According to the ADA website

"Public transportation authorities may not discriminate against people with disabilities in the provision of their services. They must comply with requirements for accessibility in newly purchased vehicles, make good faith efforts to purchase or lease accessible used buses, remanufacture buses in an accessible manner, and, unless it would result in an undue burden, provide paratransit where they operate fixed-route bus or rail systems. Paratransit is a service where individuals who are unable to use the regular transit system independently (because of a physical or mental impairment) are picked up and dropped off at their destinations."

With an effective paratransit service, the elderly and the disabled can get on-demand door-to-door transportation in and around cities, which helps these community members regain some of their independence, as well as their dignity.
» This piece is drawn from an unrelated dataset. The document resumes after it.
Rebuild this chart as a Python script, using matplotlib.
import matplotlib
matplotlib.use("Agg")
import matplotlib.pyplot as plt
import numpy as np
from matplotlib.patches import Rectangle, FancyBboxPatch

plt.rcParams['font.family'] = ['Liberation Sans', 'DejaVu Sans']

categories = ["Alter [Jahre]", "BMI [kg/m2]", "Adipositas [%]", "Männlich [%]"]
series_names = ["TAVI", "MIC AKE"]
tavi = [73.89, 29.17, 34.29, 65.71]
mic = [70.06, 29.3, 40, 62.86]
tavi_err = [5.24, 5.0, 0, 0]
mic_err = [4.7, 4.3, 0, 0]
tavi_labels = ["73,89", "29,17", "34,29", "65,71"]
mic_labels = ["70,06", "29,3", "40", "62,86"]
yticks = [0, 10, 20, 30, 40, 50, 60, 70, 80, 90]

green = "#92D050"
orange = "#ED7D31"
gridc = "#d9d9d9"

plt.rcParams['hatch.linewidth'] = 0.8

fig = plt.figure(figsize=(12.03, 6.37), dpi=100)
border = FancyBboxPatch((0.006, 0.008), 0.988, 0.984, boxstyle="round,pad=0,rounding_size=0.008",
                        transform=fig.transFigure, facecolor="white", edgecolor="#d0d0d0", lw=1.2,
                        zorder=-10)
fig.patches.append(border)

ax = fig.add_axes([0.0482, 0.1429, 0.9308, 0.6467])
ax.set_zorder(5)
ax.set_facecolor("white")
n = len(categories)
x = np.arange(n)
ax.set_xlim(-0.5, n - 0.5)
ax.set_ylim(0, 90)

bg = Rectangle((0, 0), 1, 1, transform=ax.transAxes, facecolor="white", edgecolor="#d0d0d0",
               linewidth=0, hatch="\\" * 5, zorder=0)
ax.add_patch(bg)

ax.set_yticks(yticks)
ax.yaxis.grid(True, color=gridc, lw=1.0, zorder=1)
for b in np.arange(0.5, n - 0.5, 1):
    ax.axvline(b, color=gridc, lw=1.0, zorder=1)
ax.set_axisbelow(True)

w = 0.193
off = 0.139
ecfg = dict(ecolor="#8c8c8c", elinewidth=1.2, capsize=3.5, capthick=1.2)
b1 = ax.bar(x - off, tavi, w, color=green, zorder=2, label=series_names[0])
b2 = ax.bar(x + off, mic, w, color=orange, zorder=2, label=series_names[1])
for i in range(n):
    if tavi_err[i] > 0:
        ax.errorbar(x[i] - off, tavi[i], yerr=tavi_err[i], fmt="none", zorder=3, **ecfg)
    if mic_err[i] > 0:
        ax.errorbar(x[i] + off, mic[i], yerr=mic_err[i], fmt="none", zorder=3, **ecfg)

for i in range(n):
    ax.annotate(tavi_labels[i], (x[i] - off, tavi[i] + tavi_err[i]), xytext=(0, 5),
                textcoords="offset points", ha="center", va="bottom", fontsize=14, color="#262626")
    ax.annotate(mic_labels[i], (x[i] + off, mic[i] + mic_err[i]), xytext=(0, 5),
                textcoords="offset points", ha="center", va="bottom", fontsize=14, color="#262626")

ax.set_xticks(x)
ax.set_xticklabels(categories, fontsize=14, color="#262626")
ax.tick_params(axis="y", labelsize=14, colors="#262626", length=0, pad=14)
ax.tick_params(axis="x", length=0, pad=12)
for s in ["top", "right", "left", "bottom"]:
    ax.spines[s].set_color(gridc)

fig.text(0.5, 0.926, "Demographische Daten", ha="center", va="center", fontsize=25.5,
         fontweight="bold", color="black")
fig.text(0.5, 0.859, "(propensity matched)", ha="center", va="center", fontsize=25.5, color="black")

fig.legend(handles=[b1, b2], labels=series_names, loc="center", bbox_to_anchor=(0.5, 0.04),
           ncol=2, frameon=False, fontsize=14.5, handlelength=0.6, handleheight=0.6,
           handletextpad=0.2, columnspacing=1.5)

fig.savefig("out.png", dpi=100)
A well-run paratransit service will offer an extensive suite of solutions to make sure its scheduling and dispatching systems are adequate to meet the needs of its customers, and will have well-trained personnel to handle call center, dispatching, and driving and maintenance tasks.

By contracting with a paratransit service, which will then manage and optimize the productivity and performance of the routes, it allows the transit authority to keep its focus on regular public transport issues, while the paratransit service solves the first-mile and last-mile concerns for the elderly and disabled. Contracting with a paratransit service, rather than operating one in-house, can also be a way for transit agencies to cut some costs while providing the required services, depending on the particular situation.